Ingredients (4 people)


  • 300 g of whole-wheat flour
  • 2 eggs
  • 1 tablespoon of Tuscan EVO oil
  • 1/2 glass of water
  • Salt to taste


  • 200 g of fresh Pecorino Toscano PDO
  • 100 g of aged Pecorino Toscano PDO
  • 100 g of fresh ricotta cheese
  • 1 egg
  • 1 yolk


  • 200 g of tomatoes
  • 120 g of Tuscan EVO oil
  • 1 red onion
  • 1/2 glass of Tuscan red wine
  • 1 glass of warm water
  • 1 fresh, thinly sliced, chilli pepper


For the pasta:

Salt the water and add it to all the other pasta ingredients.
Knead until you have a soft dough, wrap it in a damp cloth and let it rest for an hour.

For the filling:

Chop all the Pecorino Toscano PDO thinly, mix with the ricotta cheese, the egg, and the yolk, then let it rest for 20 minutes in the fridge.

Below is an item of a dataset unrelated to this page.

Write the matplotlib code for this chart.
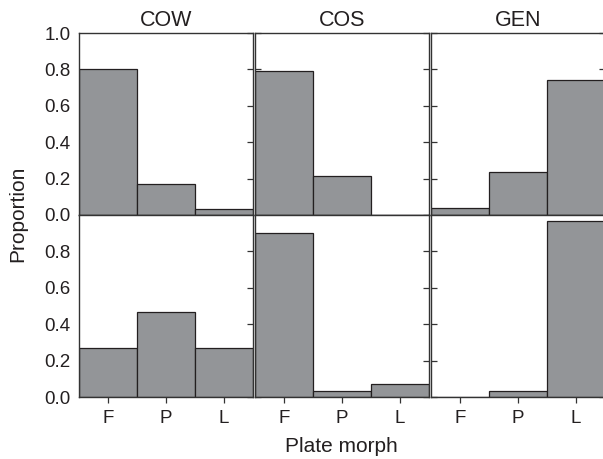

Stretch the dough until it’s about 3 mm thick, cut it into squares of about 10 cm per side, spread the filling in the middle of the squares, then fold them into triangles and seal their edges with a fork.

For the sauce:

Make a cross cut on the bottom of each tomato, then boil them for about 5 minutes.
Peel and slice the tomatoes, mix them with the chopped onion, and fry in Tuscan EVO oil on a low flame, until they start crumbling apart. Then add salt and wine.
Let the wine evaporate, add water and chilli pepper, and cook it until obtaining a quite thick sauce.

Cook the tortelli in salted, boiling water, drain, and put them on a soup plate.
Add the sauce and serve the Tortelli with Pecorino Toscano in spicy sauce hot.